我碰到feature_column并发现它们很有用，因为我认为它们可以嵌入到模型的处理管道中。

在不使用的经典场景中feature_column，我可以预处理文本，对其进行标记，将其转换为数字序列，然后将它们填充到maxlen说100个字。使用时我无法完成此操作feature_column.

以下是我到目前为止所写的内容。


train_dataset = tf.data.experimental.make_csv_dataset(
    'assets/train_dataset.csv', label_name=LABEL, num_epochs=1, shuffle=True, shuffle_buffer_size=10000, batch_size=1, ignore_errors=True)

vocabulary = ds.get_vocabulary()

def text_demo(feature_column):
    feature_layer = tf.keras.experimental.SequenceFeatures(feature_column)
    article, _ = next(iter(train_dataset.take(1)))

    tokenizer = tf_text.WhitespaceTokenizer()

    tokenized = tokenizer.tokenize(article['Text'])

    sequence_input, sequence_length = feature_layer({'Text':tokenized.to_tensor()})

    print(sequence_input)

def categorical_column(feature_column):
    dense_column = tf.keras.layers.DenseFeatures(feature_column)

    article, _ = next(iter(train_dataset.take(1)))

    lang_tokenizer = tf.keras.preprocessing.text.Tokenizer(
      filters='')
    lang_tokenizer.fit_on_texts(article)

    tensor = lang_tokenizer.texts_to_sequences(article)

    tensor = tf.keras.preprocessing.sequence.pad_sequences(tensor,
                                                         padding='post', maxlen=50)

    print(dense_column(tensor).numpy())


text_seq_vocab_list = tf.feature_column.sequence_categorical_column_with_vocabulary_list(key='Text', vocabulary_list=list(vocabulary))
text_embedding = tf.feature_column.embedding_column(text_seq_vocab_list, dimension=8)
text_demo(text_embedding)

numerical_voacb_list = tf.feature_column.categorical_column_with_vocabulary_list(key='Text', vocabulary_list=list(vocabulary))
embedding = tf.feature_column.embedding_column(numerical_voacb_list, dimension=8)
categorical_column(embedding)

我也很困惑这里用什么，sequence_categorical_column_with_vocabulary_list or categorical_column_with_vocabulary_list。在文档中，SequenceFeatures也没有解释，尽管我知道这是一个实验性功能。

我也无法理解什么是dimension参数做什么？

其实，这个

我也很困惑这里用什么， sequence_categorical_column_with_vocabulary_list 或 categorical_column_with_vocabulary_list。

应该是第一个问题，因为它影响对主题名称的解释。

另外，目前还不清楚你的意思是什么文本摘要。您将要传递什么类型的模型\层处理过的文本 into?

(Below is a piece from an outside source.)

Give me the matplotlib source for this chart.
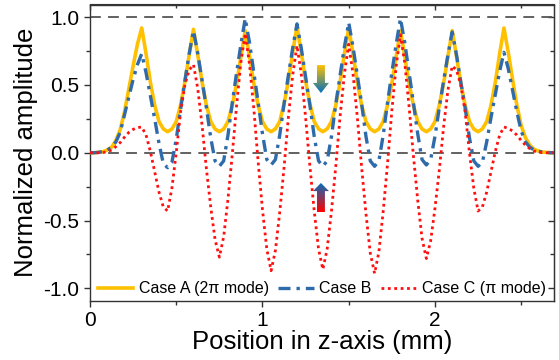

顺便说一句，这很重要，因为tf.keras.layers.DenseFeatures and tf.keras.experimental.SequenceFeatures假定适用于不同的网络架构和方法。

作为文档序列特征层 https://www.tensorflow.org/versions/r2.0/api_docs/python/tf/keras/experimental/SequenceFeatures说的输出SequenceFeatures层应该被输入到序列网络中，例如 RNN。

DenseFeatures 生成密集张量作为输出，因此适合其他类型的网络。

当您在代码片段中执行标记化时，您将使用嵌入在你的模型中。那么你有两个选择：

将学习到的嵌入向前传递到密集层。这意味着您不会分析词序。
将学习到的嵌入传递到卷积层、循环层、平均池化层、LSTM 层中，因此也可以使用词序进行学习

第一个选项需要使用：

The tf.keras.layers.DenseFeatures with
one of tf.feature_column.categorical_column_*()
and tf.feature_column.embedding_column()

第二个选项需要使用：

The tf.keras.experimental.SequenceFeatures with
one of tf.feature_column.sequence_categorical_column_*()
and tf.feature_column.embedding_column()

以下是示例。两个选项的预处理和训练部分是相同的：

import tensorflow as tf
print(tf.__version__)

from tensorflow import feature_column

from tensorflow.keras.preprocessing.text import Tokenizer
from tensorflow.keras.preprocessing.sequence import pad_sequences
from tensorflow.keras.preprocessing.text import text_to_word_sequence
import tensorflow.keras.utils as ku
from tensorflow.keras.utils import plot_model

import pandas as pd
from sklearn.model_selection import train_test_split

DATA_PATH = 'C:\SoloLearnMachineLearning\Stackoverflow\TextDataset.csv'

#it is just two column csv, like:
# text;label
# A wiki is run using wiki software;0
# otherwise known as a wiki engine.;1

dataframe = pd.read_csv(DATA_PATH, delimiter = ';')
dataframe.head()

# Preprocessing before feature_clolumn includes
# - getting the vocabulary
# - tokenization, which means only splitting on tokens.
#   Encoding sentences with vocablary will be done by feature_column!
# - padding
# - truncating

# Build vacabulary
vocab_size = 100
oov_tok = '<OOV>'

sentences = dataframe['text'].to_list()

tokenizer = Tokenizer(num_words = vocab_size, oov_token="<OOV>")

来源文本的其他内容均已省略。